When it comes to redeveloping roads, Barksdale Boulevard is the major thoroughfare running through Old Bossier, but is part of U.S. Highway 71. In order to easily redevelop this street to fit their ideal for the project, the city has asked Louisiana for that piece of land to be given to the city under a state program called Right-Sizing. This program works by having the state project maintenance and upgrade costs for a piece of road for the next 20 years, then give that piece of road and money for projected costs to a local entity. In this case, Louisiana would donate the section of Barksdale Boulevard running through Old Bossier to Bossier City with money totaling the state’s projected costs for upgrade and maintenance, which the city would then turn around and use to redevelop the street to as a major artery fitting their vision for a renewed Old Bossier.
“The state wants to get out of the business of maintenance, so they love the idea.
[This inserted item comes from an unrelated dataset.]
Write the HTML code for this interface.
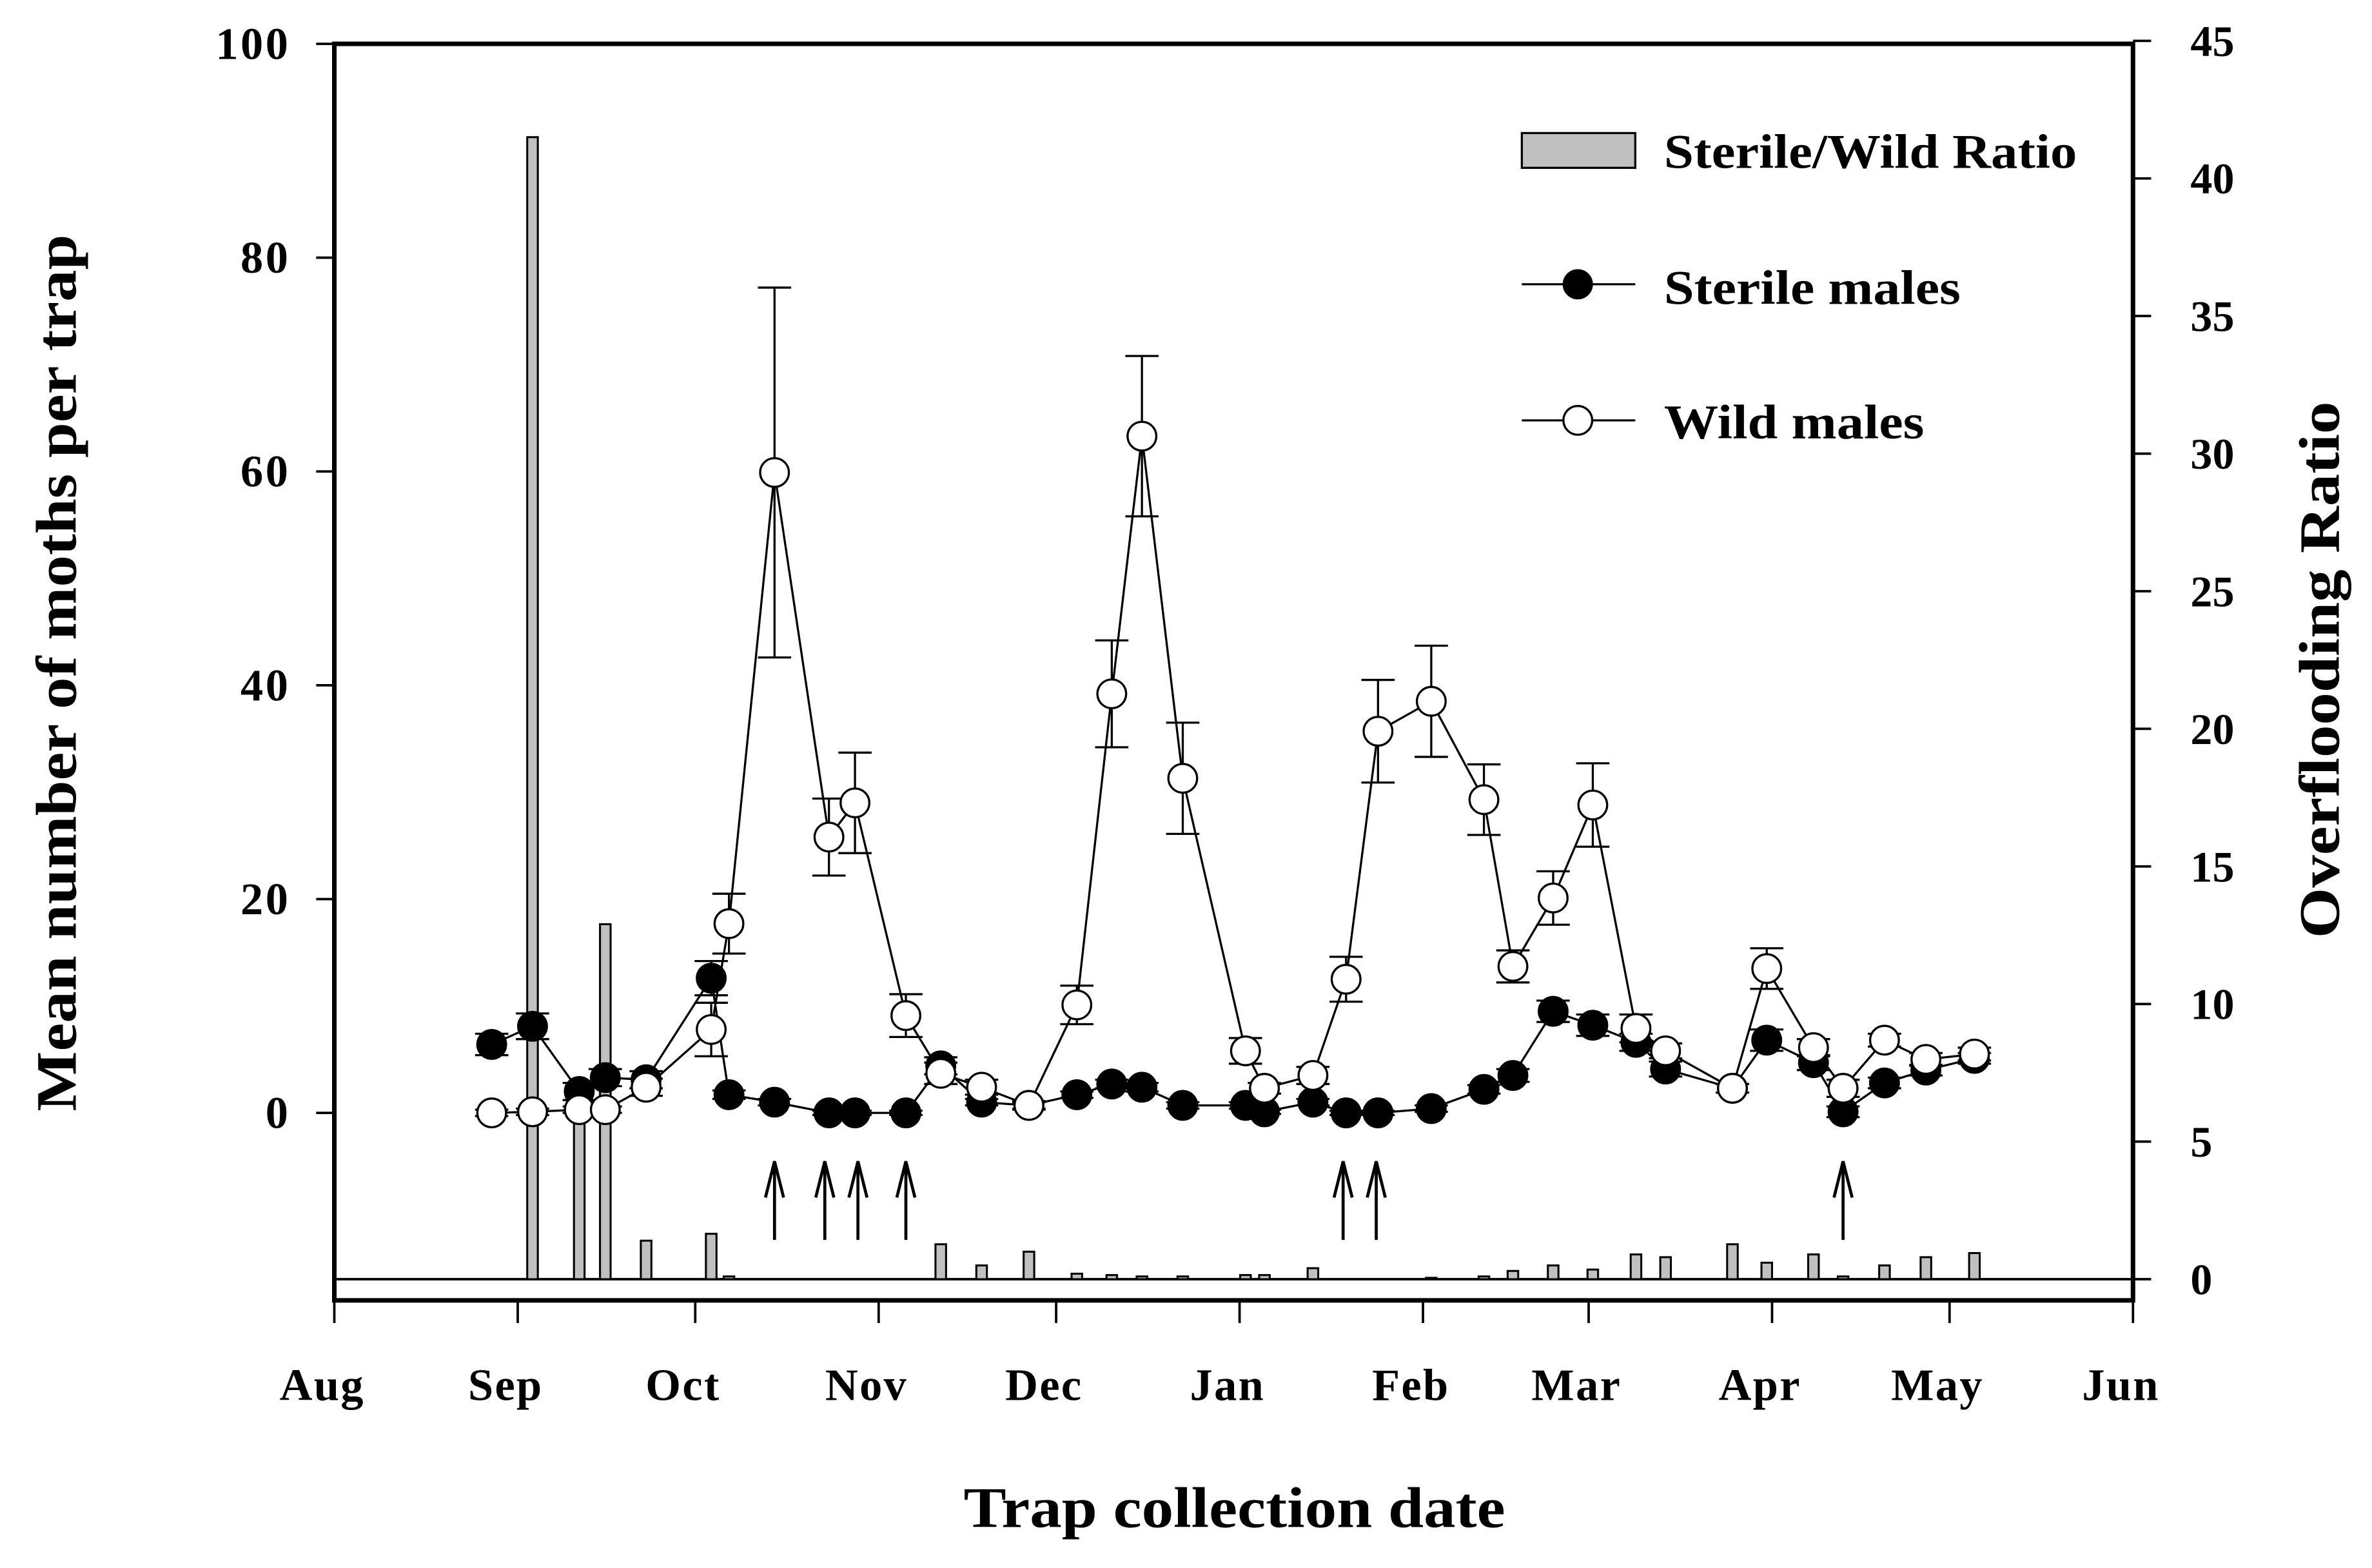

If it’s state owned, we would have to jump through a lot of hoops to do what we want with the road, but if it’s city owned, we can just do it,” Glorioso said.
And added bonus is the new infrastructure and redevelopment will not only be great for millennials and tech companies, but other businesses in various sectors will reap the benefits.
“When all is said and done, it’s going to help the mom and pop shops that are there, it’s going to bring in more small businesses. Large businesses are great, they bring in 100 jobs, but if we can bring in 10 businesses that hire 8 to 10 people, that’s great too. Those people are putting people to work selling goods and services that you need,” said Glorioso.
“Innovative, progressive leadership continues to transform Bossier City/Parish as a great place to live, work, and play that makes out community an attractive place to do business,” applauded Cazes.